Para a psicóloga, que é mestranda em psicologia criminal com especialização em psicologia forense, responsabilizar a vítima por permanecer no relacionamento pode fortalecer o ciclo de violência e controle imposto pelo abusador.
“Aumento da tensão; ato de violência; arrependimento; e comportamento carinhoso, esse é o ciclo da violência. Inicialmente as fases podem se alternar com longos períodos de tempo, mas quanto mais a vítima aceita os pedidos de desculpa, acreditando na sinceridade do arrependimento e se sentindo acolhida com os comportamentos carinhosos, mais vulnerável ela vai ficando frente à força abusiva desse relacionamento”, pontua.
“Se você está com ele é porque você quer”
Outra frase para não ser dita que ignora as camadas do abuso psicológico e emocional envolvidos. As vítimas frequentemente enfrentam manipulação e controle intensos, o que torna difícil tomar decisões autônomas.
Essas expressões podem intensificar o isolamento social da vítima, tornando ainda mais desafiadora a busca por apoio e assistência.
“Medo, vergonha, culpa, ninguém quer ser vítima, ninguém quer ser questionado ou acusado por suas escolhas. Ela acaba acreditando que é mais fácil tentar se adaptar do que enfrentar todo o tipo de julgamento e revitimização.”
“Você poderia sair a qualquer momento, se realmente quisesse”
Muitas vezes, o medo, a manipulação psicológica e as ameaças criam uma sensação de impotência e dependência na vítima, uma abordagem que pode agravar a insegurança, ao invés de fornecer apoio e compreensão.
“A falta de informação, de conhecimento, junto com julgamento das pessoas externas, aumenta o sentimento de culpa e de solidão, fazendo crescer as incertezas, gerando mais sentimentos de ansiedade e estresse”, afirma ainda a psicóloga.
“Você deve ter feito algo para provocar isso”
Ao atribuir a culpa a vítima, essa declaração perpetua a ideia de que o comportamento do agressor é justificado pela suposta provocação da vítima, que constantemente se convence de que é a única responsável pelo sofrimento que vivencia.
“A falta de informação, não só da vítima, mas de todas as pessoas sobre a gravidade desse tipo de relacionamento e seus desdobramentos emocionais, a coloca em posição desfavorável, com isso ela não tem coragem, nem forças, para reconhecer a situação, enfrentar o problema e muito menos para buscar ajuda, perpetuando o ciclo de abusos”, completa Kátia.

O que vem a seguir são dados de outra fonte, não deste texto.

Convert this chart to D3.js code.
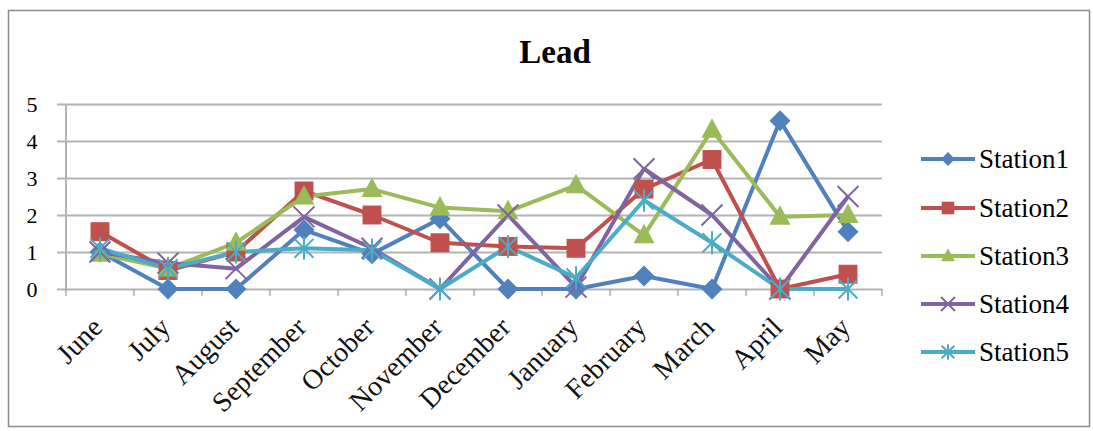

A mestranda em psicologia criminal diz também que para uma vítima conseguir se reerguer é preciso incentivar e acolher. “O acolhimento, a compreensão, o respeito pelas escolhas da pessoa, a escuta sem julgamento, o apoio na medida certa, o incentivo, a informação correta sobre os tipos de violências e os direitos da vítima podem devolver a força, a coragem e o desejo de buscar melhores condições para a sua vida.”